Jesus Christ Is Constant in Transient World, Pope Says

The Holy Father's Nov. 18 angelus

(photo: CNA)

VATICAN CITY — At the Sunday Angelus prayers at the Vatican, Pope Benedict XVI said that the Sunday Gospel about the passing of the world is a reminder that Jesus Christ is the focus and source of all creation.

“Everything passes, but the word of God does not change, and each of us is responsible for his behavior before it,” Pope Benedict said from his window in St. Peter’s Square Nov. 18. “It is upon this that we shall be judged.”

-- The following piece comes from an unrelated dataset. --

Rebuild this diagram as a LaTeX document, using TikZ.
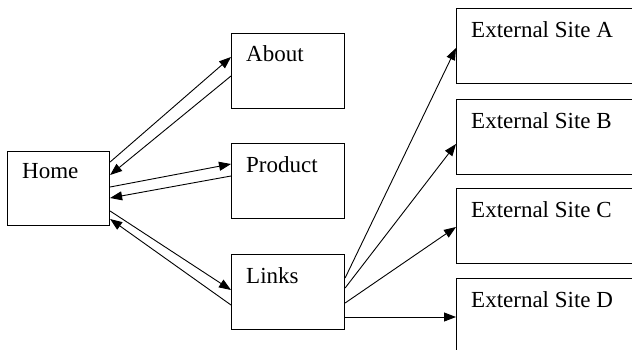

Jesus does not act as a visionary who gives forecasts and dates, the Pope explained. Rather, he wants to show his disciples “the right path to walk on, today and tomorrow, to enter into eternal life.”

The Pope emphasized the centrality of Jesus in his comments to English-speaking pilgrims.

“Jesus tells us that although heaven and earth will pass away, his words will remain,” he said. “Let us pledge ourselves to build our lives more and more on the solid foundation of his holy word, the true source of life and joy.”

The Pope’s general comments focused on the Sunday Gospel reading from St. Mark, a reading he said is “probably the most difficult text of the Gospels.”

The reading “speaks of a future beyond our categories” and uses images and words taken from the Old Testament.

But, above all, the Pope said, the reading “integrates a new center”: Jesus Christ himself and “the mystery of his Person and of his death and resurrection.”

The word of God is “the source of all creation,” and its creative power is “focused in Jesus Christ, the Word made flesh.”

Jesus’ words are the “true firmament” that directs the thoughts and the path of mankind.

Even though Jesus uses the apocalyptic images of a darkened sun and moon, falling stars and the shaking of the heavens, these images are relativized by the statement that the Son of Man, Jesus himself, is coming “with power and great glory.”

Said Pope Benedict, “He is the true event that, in the midst of the turmoil of the world, remains the firm and stable center.”